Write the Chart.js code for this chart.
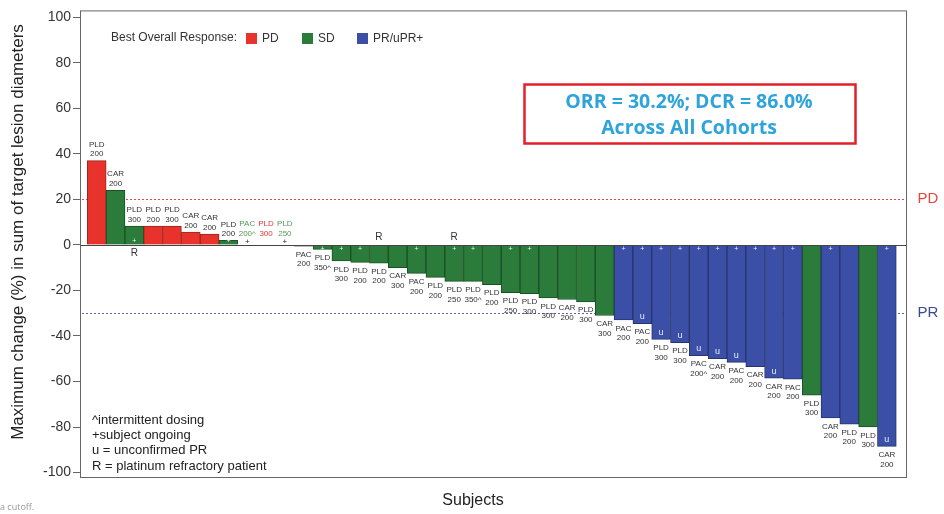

+---+

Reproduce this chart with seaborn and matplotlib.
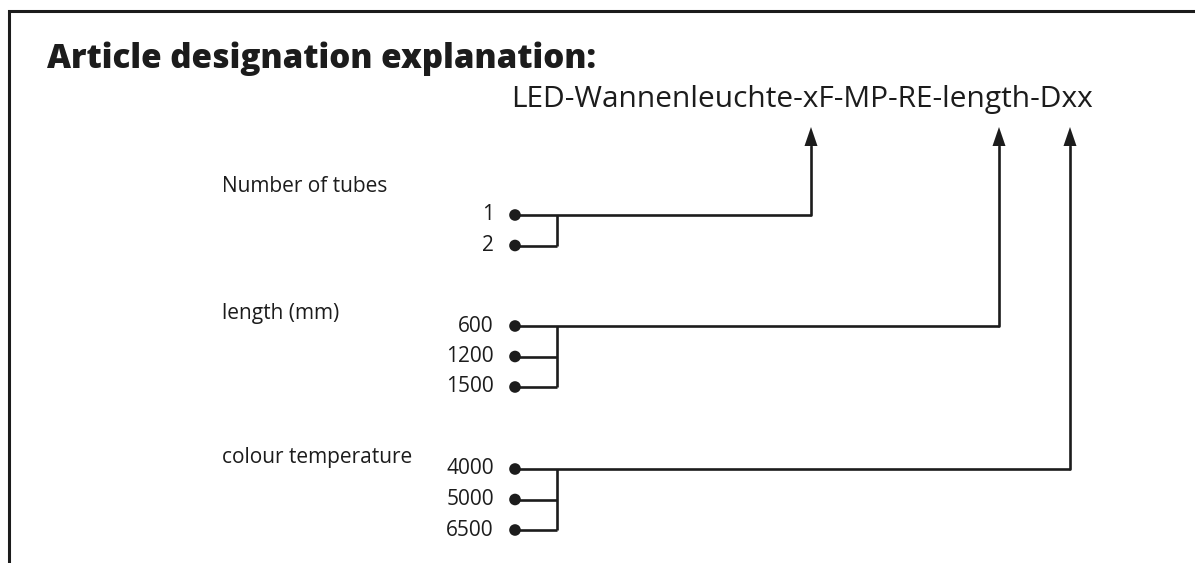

+---+

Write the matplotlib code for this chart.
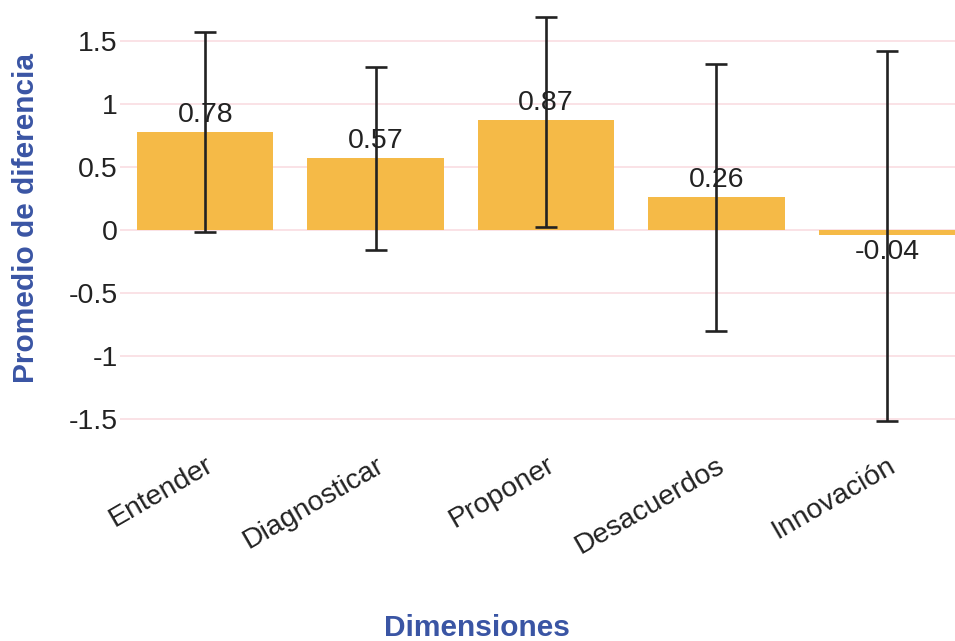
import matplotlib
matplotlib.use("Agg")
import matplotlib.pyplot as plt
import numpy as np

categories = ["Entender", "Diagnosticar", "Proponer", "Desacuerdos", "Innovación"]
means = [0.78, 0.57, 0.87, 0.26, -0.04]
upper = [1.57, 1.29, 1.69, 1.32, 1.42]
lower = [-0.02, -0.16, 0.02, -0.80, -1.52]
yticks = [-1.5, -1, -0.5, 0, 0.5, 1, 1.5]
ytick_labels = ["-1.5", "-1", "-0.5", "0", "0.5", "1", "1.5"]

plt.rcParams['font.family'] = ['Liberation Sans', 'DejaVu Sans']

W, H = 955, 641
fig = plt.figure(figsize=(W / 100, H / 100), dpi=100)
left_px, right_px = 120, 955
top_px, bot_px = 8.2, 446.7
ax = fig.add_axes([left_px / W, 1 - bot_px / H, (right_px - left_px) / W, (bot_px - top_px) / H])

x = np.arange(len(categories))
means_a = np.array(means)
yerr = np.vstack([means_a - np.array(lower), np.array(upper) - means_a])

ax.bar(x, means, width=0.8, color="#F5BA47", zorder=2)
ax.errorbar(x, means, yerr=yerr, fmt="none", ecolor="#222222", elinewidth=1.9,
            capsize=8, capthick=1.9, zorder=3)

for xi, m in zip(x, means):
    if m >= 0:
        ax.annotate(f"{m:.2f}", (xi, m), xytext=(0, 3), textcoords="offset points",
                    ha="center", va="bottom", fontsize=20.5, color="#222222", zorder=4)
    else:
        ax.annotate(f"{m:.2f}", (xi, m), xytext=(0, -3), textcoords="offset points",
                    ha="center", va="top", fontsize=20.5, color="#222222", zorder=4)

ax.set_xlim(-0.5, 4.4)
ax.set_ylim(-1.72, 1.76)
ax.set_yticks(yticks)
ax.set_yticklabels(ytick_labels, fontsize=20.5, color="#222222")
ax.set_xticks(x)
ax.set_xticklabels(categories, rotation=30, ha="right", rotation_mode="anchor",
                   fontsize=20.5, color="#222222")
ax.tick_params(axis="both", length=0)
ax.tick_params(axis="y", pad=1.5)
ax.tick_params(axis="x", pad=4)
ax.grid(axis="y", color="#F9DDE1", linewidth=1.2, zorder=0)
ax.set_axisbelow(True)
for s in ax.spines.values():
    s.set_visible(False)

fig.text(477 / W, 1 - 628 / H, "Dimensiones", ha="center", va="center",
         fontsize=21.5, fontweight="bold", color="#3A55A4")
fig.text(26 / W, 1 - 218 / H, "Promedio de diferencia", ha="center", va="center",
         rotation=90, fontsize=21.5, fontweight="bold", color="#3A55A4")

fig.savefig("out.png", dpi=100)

+---+

Looking above, find the stretch of lines that opens with the one holding "Write the matplotlib code for this chart." and closes with the one holding "capsize=8, capthick=1.9, zorder=3)". Copy it exactly, pictures excluded.

*Answer to the problem:*
Write the matplotlib code for this chart.
import matplotlib
matplotlib.use("Agg")
import matplotlib.pyplot as plt
import numpy as np

categories = ["Entender", "Diagnosticar", "Proponer", "Desacuerdos", "Innovación"]
means = [0.78, 0.57, 0.87, 0.26, -0.04]
upper = [1.57, 1.29, 1.69, 1.32, 1.42]
lower = [-0.02, -0.16, 0.02, -0.80, -1.52]
yticks = [-1.5, -1, -0.5, 0, 0.5, 1, 1.5]
ytick_labels = ["-1.5", "-1", "-0.5", "0", "0.5", "1", "1.5"]

plt.rcParams['font.family'] = ['Liberation Sans', 'DejaVu Sans']

W, H = 955, 641
fig = plt.figure(figsize=(W / 100, H / 100), dpi=100)
left_px, right_px = 120, 955
top_px, bot_px = 8.2, 446.7
ax = fig.add_axes([left_px / W, 1 - bot_px / H, (right_px - left_px) / W, (bot_px - top_px) / H])

x = np.arange(len(categories))
means_a = np.array(means)
yerr = np.vstack([means_a - np.array(lower), np.array(upper) - means_a])

ax.bar(x, means, width=0.8, color="#F5BA47", zorder=2)
ax.errorbar(x, means, yerr=yerr, fmt="none", ecolor="#222222", elinewidth=1.9,
            capsize=8, capthick=1.9, zorder=3)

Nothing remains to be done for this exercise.